5. Federated Learning for Privacy-Preserving Detection
Federated learning approaches enable training object detection models across distributed devices without compromising user privacy. This opens doors to secure and personalized applications, ensuring that sensitive data remains decentralized.
Conclusion
The quest for efficient and accurate object detection models is a dynamic and ever-evolving journey. PP-PicoDet and the YOLO series represent significant milestones in this endeavor, each offering unique strengths tailored to different deployment scenarios.
PP-PicoDet shines in its ability to deliver high accuracy with minimal computational overhead, making it an ideal choice for mobile and edge applications where resources are constrained. Its innovative architecture, enhanced backbone, dynamic label assignment, and integration of Neural Architecture Search exemplify the cutting-edge advancements in lightweight object detection.

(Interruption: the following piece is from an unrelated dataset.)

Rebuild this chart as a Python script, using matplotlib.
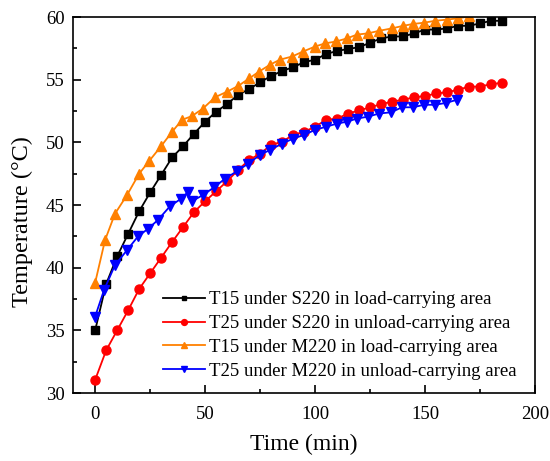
import matplotlib

matplotlib.use("Agg")
import matplotlib.pyplot as plt
from matplotlib.ticker import MultipleLocator

plt.rcParams.update(
    {
        "font.family": ["Liberation Serif", "DejaVu Serif"],
        "axes.linewidth": 1.2,
        "xtick.labelsize": 13.5,
        "ytick.labelsize": 13.5,
        "figure.facecolor": "white",
        "savefig.facecolor": "white",
    }
)

# temperature logs, time in minutes
t_s220_load = list(range(0, 186, 5))
temp_s220_load = [
    35.0, 38.7, 40.9, 42.7, 44.5, 46.0, 47.4, 48.8, 49.7, 50.7,
    51.65, 52.45, 53.06, 53.8, 54.25, 54.8, 55.3, 55.7, 56.0, 56.4,
    56.6, 57.05, 57.3, 57.45, 57.6, 57.95, 58.3, 58.45, 58.45, 58.7,
    59.0, 59.0, 59.1, 59.3, 59.3, 59.5, 59.7, 59.7,
]

t_s220_unload = list(range(0, 186, 5))
temp_s220_unload = [
    31.05, 33.4, 35.0, 36.6, 38.3, 39.55, 40.8, 42.05, 43.25, 44.45,
    45.3, 46.1, 46.9, 47.8, 48.6, 49.1, 49.8, 50.05, 50.6, 50.85,
    51.25, 51.8, 51.9, 52.3, 52.55, 52.8, 53.05, 53.25, 53.4, 53.6,
    53.7, 53.9, 54.0, 54.2, 54.45, 54.45, 54.65, 54.75,
]

t_m220_load = [
    0, 4.5, 9, 14.5, 20, 24.5, 30, 35, 39.5, 44, 49, 54.5, 60, 65, 70,
    74.5, 79.5, 84, 89.5, 94.5, 100, 104.5, 109.5, 114.5, 119, 124, 129,
    135, 140, 144.5, 149.5, 154.5, 160, 165, 170,
]
temp_m220_load = [
    38.8, 42.2, 44.3, 45.8, 47.5, 48.5, 49.7, 50.85, 51.8, 52.1, 52.7,
    53.6, 54.05, 54.5, 55.1, 55.65, 56.2, 56.6, 56.85, 57.25, 57.65,
    57.9, 58.05, 58.3, 58.6, 58.7, 58.9, 59.1, 59.3, 59.45, 59.55, 59.7,
    59.8, 59.9, 60.05,
]

t_m220_unload = [
    0, 4, 9, 14.5, 19.5, 24, 28.5, 34, 39, 42, 44, 49, 54, 59, 64.5,
    69.5, 75, 79.5, 85, 90, 95, 100, 105, 110, 114.5, 119, 124, 129,
    134.5, 139.5, 144.5, 149.5, 154.5, 159.5, 164.5,
]
temp_m220_unload = [
    36.1, 38.2, 40.2, 41.4, 42.5, 43.1, 43.8, 44.9, 45.5, 46.0, 45.3,
    45.8, 46.4, 47.1, 47.7, 48.3, 49.0, 49.4, 49.9, 50.3, 50.6, 51.0,
    51.25, 51.5, 51.65, 51.9, 52.05, 52.3, 52.4, 52.8, 52.8, 53.0, 53.0,
    53.15, 53.4,
]

labels = [
    "T15 under S220 in load-carrying area",
    "T25 under S220 in unload-carrying area",
    "T15 under M220 in load-carrying area",
    "T25 under M220 in unload-carrying area",
]

fig = plt.figure(figsize=(5.5, 4.61), dpi=100)
ax = fig.add_axes([0.133, 0.1475, 0.84, 0.8155])

ax.plot(t_s220_load, temp_s220_load, color="black", marker="s", markersize=5.3,
        linewidth=1.3, label=labels[0])
ax.plot(t_s220_unload, temp_s220_unload, color="#ff0000", marker="o", markersize=6.5,
        linewidth=1.3, label=labels[1])
ax.plot(t_m220_load, temp_m220_load, color="#ff8000", marker="^", markersize=6.5,
        linewidth=1.3, label=labels[2])
ax.plot(t_m220_unload, temp_m220_unload, color="#0000ff", marker="v", markersize=6.5,
        linewidth=1.3, label=labels[3])

ax.set_xlim(-10, 200)
ax.set_ylim(30, 60)
ax.xaxis.set_major_locator(MultipleLocator(50))
ax.xaxis.set_minor_locator(MultipleLocator(25))
ax.yaxis.set_major_locator(MultipleLocator(5))
ax.yaxis.set_minor_locator(MultipleLocator(2.5))
ax.tick_params(which="both", direction="in", top=False, right=False, width=1.2)
ax.tick_params(which="major", length=6, pad=6)
ax.tick_params(axis="x", which="major", pad=9)
ax.tick_params(which="minor", length=3)

ax.set_xlabel("Time (min)", fontsize=17, labelpad=8)
ax.set_ylabel("Temperature (°C)", fontsize=17.5)
ax.yaxis.set_label_coords(-0.087, 0.455)

ax.legend(loc="lower left", frameon=False, fontsize=13.5, handlelength=2.25,
          handletextpad=0.2, labelspacing=0.36, markerscale=0.65,
          borderpad=0, borderaxespad=0, bbox_to_anchor=(0.195, 0.035))

fig.savefig("out.png", dpi=100)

On the other hand, the YOLO series continues to set benchmarks in real-time object detection, with models like YOLOv11x pushing the boundaries of accuracy. While they may demand more computational resources, their scalability and robustness make them indispensable for applications where performance cannot be compromised. For developers and researchers, the availability of these models opens the door to numerous opportunities. One can deploy PP-PicoDet-S on a smartphone-based AR app, integrate PP-PicoDet-M in a real-time traffic monitoring system running on low-power CPUs, or harness YOLOv11x in a data center for advanced video analytics. The bottom line: we live in an era when you do not have to choose between performance and efficiency—there is likely a specialized model that balances these factors for your specific deployment needs. As object detection research continues its rapid pace, the lines between “tiny” and “powerful” detection networks will only blur further. Techniques like improved NAS, quantization, and hardware-aware design promise a future in which robust, high-quality object detection is feasible on devices as small as a credit card, bridging the gap between cutting-edge AI research and everyday consumer products.